Ok I will start by stating what everyone else has already stated, this movie is a hot mess of terrible inaccuracies, and the moronic world of Hollyweird has gone too far trying to be "diverse and overly PC" Scotland in the 1500's was not full of black and Asian people! This has got to stop! Can we go back to making movies just for the sake of movie making? This is akin to making a historical black or Asian movie full of blonde white actors, which I know would cause absolute uproar but somehow this is ok because it fit Hollywood's agenda! I for one will be boycotting all movies from now on, my faith in the movie making process is gone, there is nothing more I would like to see now than for Hollywood to implode...never to be heard from again!

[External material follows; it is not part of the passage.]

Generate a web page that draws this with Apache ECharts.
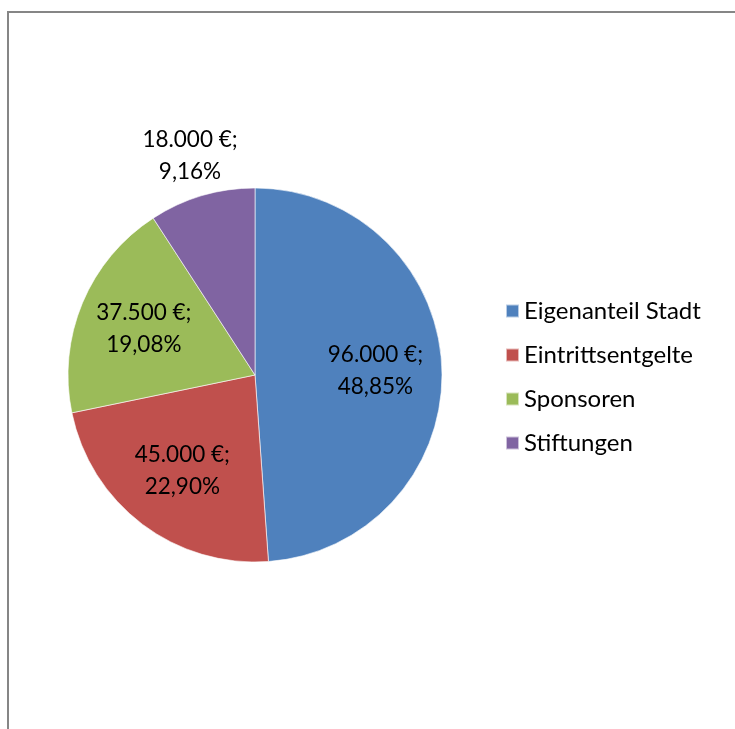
<!DOCTYPE html>
<html>
<head>
<meta charset="utf-8">
<script src="https://cdn.jsdelivr.net/npm/echarts@6/dist/echarts.min.js"></script>
<style>
html,body{margin:0;padding:0;background:#fff;}
#chart{width:735px;height:729px;}
</style>
</head>
<body>
<div id="chart"></div>
<script>
const categories = ['Eigenanteil Stadt', 'Eintrittsentgelte', 'Sponsoren', 'Stiftungen'];
const values = [96000, 45000, 37500, 18000];
const colors = ['#4F81BD', '#C0504D', '#9BBB59', '#8064A2'];

const FONT = 'Lato';
const total = values.reduce((a, b) => a + b, 0);
function fmtEuro(v) {
  return String(v).replace(/\B(?=(\d{3})+(?!\d))/g, '.') + ' €';
}
function fmtPct(v) {
  return (v / total * 100).toFixed(2).replace('.', ',') + '%';
}
const labelFmt = p => fmtEuro(p.value) + ';\n' + fmtPct(p.value);

const pieData = categories.map((c, i) => ({ name: c, value: values[i], itemStyle: { color: colors[i] } }));
const innerLabelData = categories.map((c, i) => ({ name: c, value: values[i], label: { show: i < 3 } }));
const outerLabelData = categories.map((c, i) => ({ name: c, value: values[i], label: { show: i === 3 } }));

const labelStyle = {
  position: 'inside',
  formatter: labelFmt,
  fontFamily: FONT,
  fontSize: 22.5,
  lineHeight: 32,
  color: '#000',
  align: 'center'
};

const chart = echarts.init(document.getElementById('chart'), null, { renderer: 'canvas' });
chart.setOption({
  animation: false,
  backgroundColor: '#fff',
  graphic: [{
    type: 'rect',
    shape: { x: 8, y: 12, width: 900, height: 900 },
    style: { fill: 'none', stroke: '#868686', lineWidth: 2 },
    silent: true
  }],
  legend: {
    orient: 'vertical',
    left: 505,
    top: 297,
    padding: 0,
    data: categories,
    itemWidth: 13,
    itemHeight: 13,
    itemGap: 16,
    icon: 'rect',
    textStyle: { fontFamily: FONT, fontSize: 24, lineHeight: 28, color: '#000' },
    selectedMode: false
  },
  series: [
    {
      type: 'pie',
      center: [255, 375],
      radius: [0, 187],
      startAngle: 90,
      clockwise: true,
      data: pieData,
      label: { show: false },
      labelLine: { show: false },
      itemStyle: { borderColor: 'rgba(255,255,255,0.6)', borderWidth: 1 },
      emphasis: { disabled: true },
      silent: true
    },
    {
      type: 'pie',
      center: [255, 375],
      radius: [48, 187],
      startAngle: 90,
      clockwise: true,
      data: innerLabelData,
      itemStyle: { color: 'rgba(0,0,0,0)' },
      label: labelStyle,
      labelLine: { show: false },
      emphasis: { disabled: true },
      silent: true,
      legendHoverLink: false
    },
    {
      type: 'pie',
      center: [255, 375],
      radius: [187, 265],
      startAngle: 90,
      clockwise: true,
      data: outerLabelData,
      itemStyle: { color: 'rgba(0,0,0,0)' },
      label: labelStyle,
      labelLine: { show: false },
      emphasis: { disabled: true },
      silent: true,
      legendHoverLink: false
    }
  ]
});
</script>
</body>
</html>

Not a godawful movie, but close. Badly miscast: Mary with a strong Irish accent; Margot Robbie in appearance, voice, and acting not convincing as a Queen, the daughter of Henry VIII, or the force of history Elizabeth I was. The screenplay not only departs from the historical record for farcical reasons (Mary's dramatic life and death need little massaging) but introduces anachronisms ranging from gender study issues, to the incongruous casting of minorities in some virtue peddling Oscar Ceremony shoutout. Adding in, for whatever reason, a prominent but historically impossible gay/cross dressing subplot, thriving in 16th Century, John Knox-ian Holyrood Castle. Hard to follow during long stretches of promise/double cross/dastardly plots a go go/to war or not to war, and when followed intermittently interesting. I left feeling even more admiration for Shakespeare: his distillation of the complexity and violence of Scottish history in Macbeth, with nary a nod to his or our modern sensitivities of the moment, is, in the context of reviewing this movie, as of comparing Duane Allman's solo in Crossroads, to my awkward, and slow version of Pipeline by the Ventures.

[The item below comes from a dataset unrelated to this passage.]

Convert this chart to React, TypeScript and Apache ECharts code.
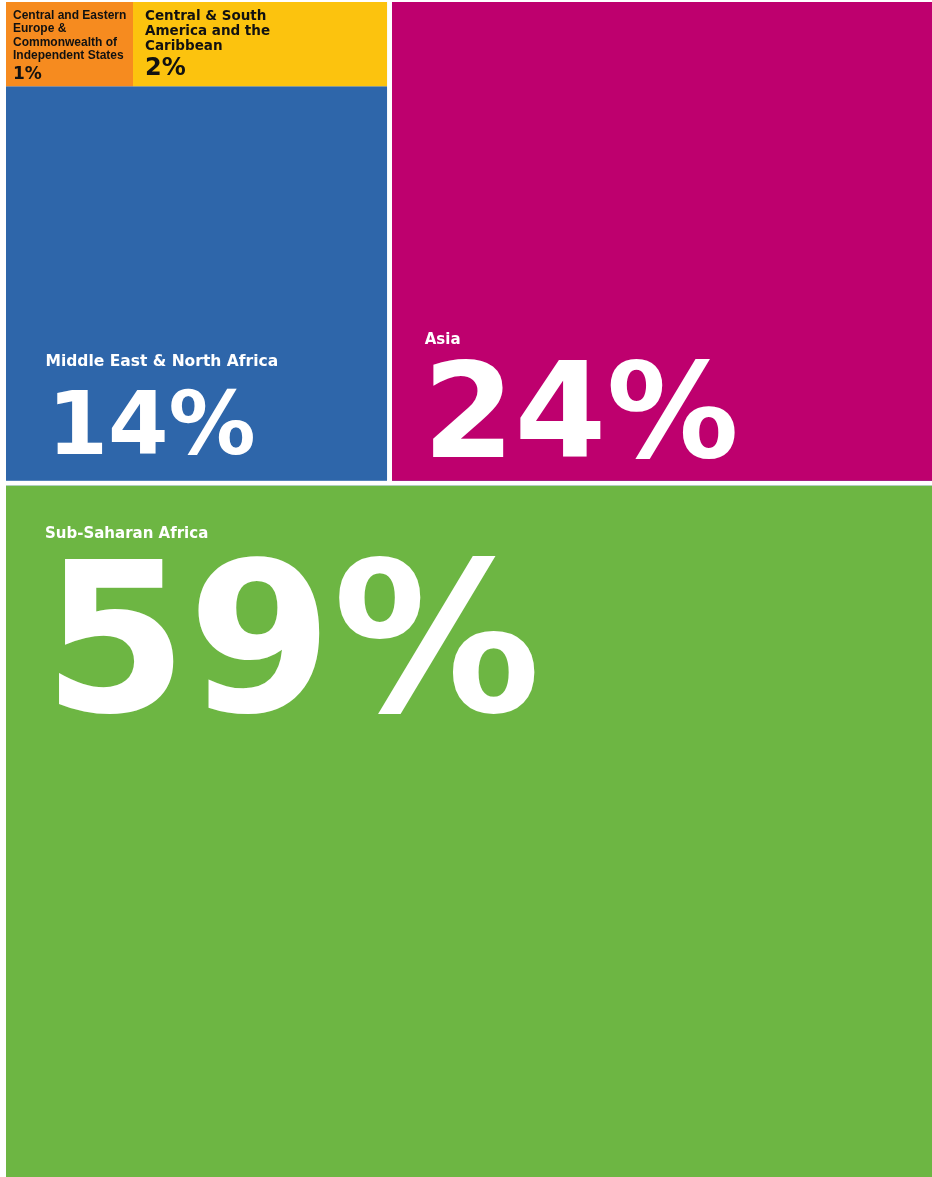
import React, { useEffect, useRef } from "react";
import * as echarts from "echarts";

// ---- data ----
const regions = [
  "Sub-Saharan Africa",
  "Asia",
  "Middle East & North Africa",
  "Central & South America and the Caribbean",
  "Central and Eastern Europe & Commonwealth of Independent States",
];
const shares = [59, 24, 14, 2, 1];
const labelLines = [
  ["Sub-Saharan Africa"],
  ["Asia"],
  ["Middle East & North Africa"],
  ["Central & South", "America and the", "Caribbean"],
  ["Central and Eastern", "Europe &", "Commonwealth of", "Independent States"],
];
const colors = ["#6DB643", "#BE006E", "#2E66AA", "#FCC30E", "#F68B1F"];
// index groups: the three smaller regions share one block
const groupMembers = [4, 3, 2];

// ---- label styling (positions relative to each cell) ----
const SANS = '"DejaVu Sans", sans-serif';
const NARROW = '"Liberation Sans", Arial, sans-serif';
type LS = {
  pos: [number, number];
  nSize: number; nLH: number; nPad: number; nFont: string;
  vSize: number; vLH: number; vPad: number; color: string;
};
const labelStyles: LS[] = [
  { pos: [37, 37.8], nSize: 15, nLH: 18, nPad: 2, nFont: SANS, vSize: 208, vLH: 195, vPad: 0, color: "#ffffff" },
  { pos: [30.7, 327.5], nSize: 15, nLH: 18, nPad: 2, nFont: SANS, vSize: 132, vLH: 127, vPad: 0, color: "#ffffff" },
  { pos: [39.5, 266], nSize: 15.5, nLH: 18, nPad: 0, nFont: SANS, vSize: 87, vLH: 107, vPad: 2, color: "#ffffff" },
  { pos: [12, 5], nSize: 13.5, nLH: 15, nPad: 0, nFont: SANS, vSize: 24, vLH: 30, vPad: 0, color: "#111111" },
  { pos: [7, 6], nSize: 12, nLH: 13.5, nPad: 0, nFont: NARROW, vSize: 17, vLH: 22, vPad: 0, color: "#111111" },
];

function makeLabel(i: number) {
  const s = labelStyles[i];
  const formatter =
    labelLines[i].map((l) => `{n|${l}}`).join("\n") + `\n{v|${shares[i]}%}`;
  return {
    show: true,
    position: s.pos,
    padding: 0,
    overflow: "none",
    align: "left",
    verticalAlign: "top",
    formatter,
    rich: {
      n: {
        fontFamily: s.nFont,
        fontWeight: "bold",
        fontSize: s.nSize,
        lineHeight: s.nLH,
        color: s.color,
        padding: [0, 0, 0, s.nPad],
      },
      v: {
        fontFamily: SANS,
        fontWeight: "bold",
        fontSize: s.vSize,
        lineHeight: s.vLH,
        color: s.color,
        padding: [0, 0, 0, s.vPad],
      },
    },
  };
}

function leaf(i: number) {
  return {
    name: regions[i],
    value: shares[i],
    itemStyle: { color: colors[i] },
    label: makeLabel(i),
  };
}

export default function App() {
  const ref = useRef<HTMLDivElement>(null);
  useEffect(() => {
    if (!ref.current) return;
    const chart = echarts.init(ref.current, null, { renderer: "svg" });
    const groupValue = groupMembers.reduce((a, i) => a + shares[i], 0);
    chart.setOption({
      animation: false,
      series: [
        {
          type: "treemap",
          left: 0,
          top: 0,
          right: 0,
          bottom: 0,
          roam: false,
          nodeClick: false,
          sort: "asc",
          breadcrumb: { show: false },
          label: { show: true },
          upperLabel: { show: false },
          itemStyle: { borderWidth: 0, gapWidth: 0, borderColor: "#ffffff" },
          emphasis: { disabled: true },
          levels: [
            { itemStyle: { gapWidth: 5, borderWidth: 0, borderColor: "#ffffff" } },
            { itemStyle: { gapWidth: 0, borderWidth: 0, borderColor: colors[2] } },
            { itemStyle: { gapWidth: 0, borderWidth: 0 } },
          ],
          data: [
            {
              name: "Smaller regions",
              value: groupValue,
              itemStyle: { color: colors[2], borderColor: colors[2] },
              children: groupMembers.map(leaf),
            },
            leaf(1),
            leaf(0),
          ],
        },
      ],
    });
    return () => chart.dispose();
  }, []);
  return (
    <div
      ref={ref}
      style={{ position: "fixed", left: 6, top: 2, width: 926, height: 1175 }}
    />
  );
}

If you want to watch a brilliantly acted and truthful adaption of this piece of history then look no further than the BBCs early 70s series Elizabeth R staring Glenda Jackson. I would thoroughly recommend it for younger history buffs and those who like their history factually correct.
As much as a love watch Saorise Ronan, and she was very good in this movie, I would NOT recommend it. It was so far off from being historically correct that it isn't even funny. The previews are NOT what they appear the movie truly is.

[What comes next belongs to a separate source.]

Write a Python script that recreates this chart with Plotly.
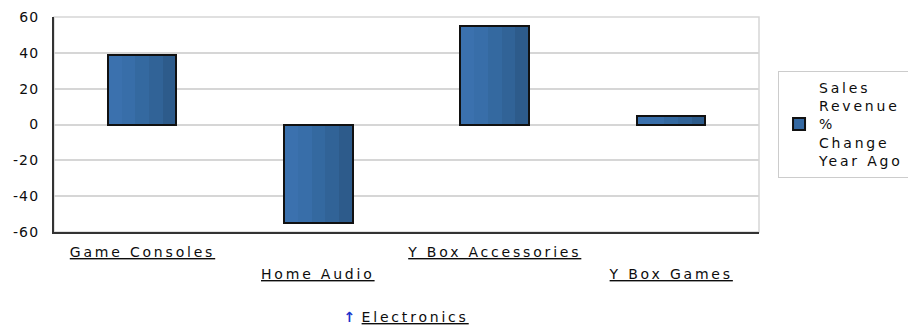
import plotly.graph_objects as go

# Chart data
categories = ["Game Consoles", "Home Audio", "Y Box Accessories", "Y Box Games"]
pct_change = [39, -55, 55, 5]
series_name = "Sales<br>Revenue<br>%<br>Change<br>Year Ago"
y_tick_values = [-60, -40, -20, 0, 20, 40, 60]
y_tick_text = ["-60", "-40", "-20", "0", "20", "40", "60"]
drill_label = "Electronics"

FONT = "DejaVu Sans"
TEXT = "#0d0d0d"
GRID = "#d6d6d6"
AXIS = "#333333"

# Horizontal shading of each bar, left (light) to right (dark)
stripe_colors = ["#3b71ae", "#386ea9", "#3469a0", "#316397", "#2d5b8b"]
bar_width = 0.39

fig = go.Figure()

n = len(stripe_colors)
for i, col in enumerate(stripe_colors):
    fig.add_bar(
        x=categories, y=pct_change,
        width=bar_width / n, offset=-bar_width / 2 + i * bar_width / n,
        marker=dict(color=col, line=dict(width=0)),
        showlegend=False, hoverinfo="skip",
    )

# dark outline around every bar
fig.add_bar(
    x=categories, y=pct_change,
    width=bar_width, offset=-bar_width / 2,
    marker=dict(color="rgba(0,0,0,0)", line=dict(color="#111111", width=2)),
    showlegend=False, name="Sales Revenue % Change Year Ago",
)

# legend entry for the series
fig.add_bar(
    x=[None], y=[None], name=series_name,
    marker=dict(color="#3569a2", line=dict(color="#111111", width=2)),
    showlegend=True,
)

annotations = []
for i, cat in enumerate(categories):
    annotations.append(dict(
        x=cat, xref="x", y=0, yref="paper",
        text=cat, showarrow=False,
        xanchor="center", yanchor="middle",
        yshift=-20 if i % 2 == 0 else -42,
        font=dict(family=FONT, size=14, color=TEXT, lineposition="under"),
    ))

annotations.append(dict(
    x=0.421, xref="paper", y=0, yref="paper", yshift=-85,
    text="<b>\u2191</b>", showarrow=False, xanchor="center", yanchor="middle",
    font=dict(family=FONT, size=14, color="#1a33cc"),
))
annotations.append(dict(
    x=0.512, xref="paper", y=0, yref="paper", yshift=-85,
    text=drill_label, showarrow=False, xanchor="center", yanchor="middle",
    font=dict(family=FONT, size=14, color=TEXT, lineposition="under"),
))

fig.update_layout(
    width=908, height=331,
    margin=dict(l=54, r=149, t=17, b=99, autoexpand=False),
    paper_bgcolor="white", plot_bgcolor="white",
    barmode="overlay", bargap=0,
    font=dict(family=FONT, size=14, color=TEXT),
    showlegend=True,
    legend=dict(
        x=1.027, y=0.5, xanchor="left", yanchor="middle",
        bgcolor="white", bordercolor="#cccccc", borderwidth=1,
        font=dict(family=FONT, size=14, color=TEXT),
        valign="middle",
    ),
    annotations=annotations,
    shapes=[dict(
        type="rect", xref="paper", yref="paper", x0=0, x1=1, y0=0, y1=1,
        line=dict(color=GRID, width=1.5), layer="below",
    )],
    xaxis=dict(
        showticklabels=False, showgrid=False, zeroline=False,
        showline=True, linecolor=AXIS, linewidth=2, ticks="",
    ),
    yaxis=dict(
        range=[-60, 60], tickvals=y_tick_values, ticktext=y_tick_text,
        showgrid=True, gridcolor=GRID, gridwidth=1.5, zeroline=False,
        showline=True, linecolor=AXIS, linewidth=2, ticks="",
        tickfont=dict(family=FONT, size=14, color=TEXT),
        ticklabelstandoff=10,
    ),
)

# widen the lettering, then redraw; the legend font is nudged so its
# text box is measured again with the wider spacing
post = """
var st = document.createElement('style');
st.textContent = 'svg text { letter-spacing: 0.2em; } .ytick text { letter-spacing: 0.08em; }';
document.head.appendChild(st);
var gd = document.getElementById('{plot_id}');
gd.layout.legend.font.size = gd.layout.legend.font.size + 0.001;
Plotly.newPlot(gd, gd.data, gd.layout, {displayModeBar: false});
"""

fig.write_html("out.html", config={"displayModeBar": False}, post_script=post)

Just seen this seen this shameless revisionist politically correct quotathon today whilst on holiday in the States. I don't think I've ever been so angry after seeing a historical film before. I can accept the possibility that there may have been one brother in or around Elizabeth I's 16th century court but not 6,7 or 8. Then there's Mary's entourage, which has even more PC boxes ticked. Obviously the director really wanted to 'rub our noses in it' with this social justice man hating rage fest. Avoid this film if you like accurate non box ticking revisionist history.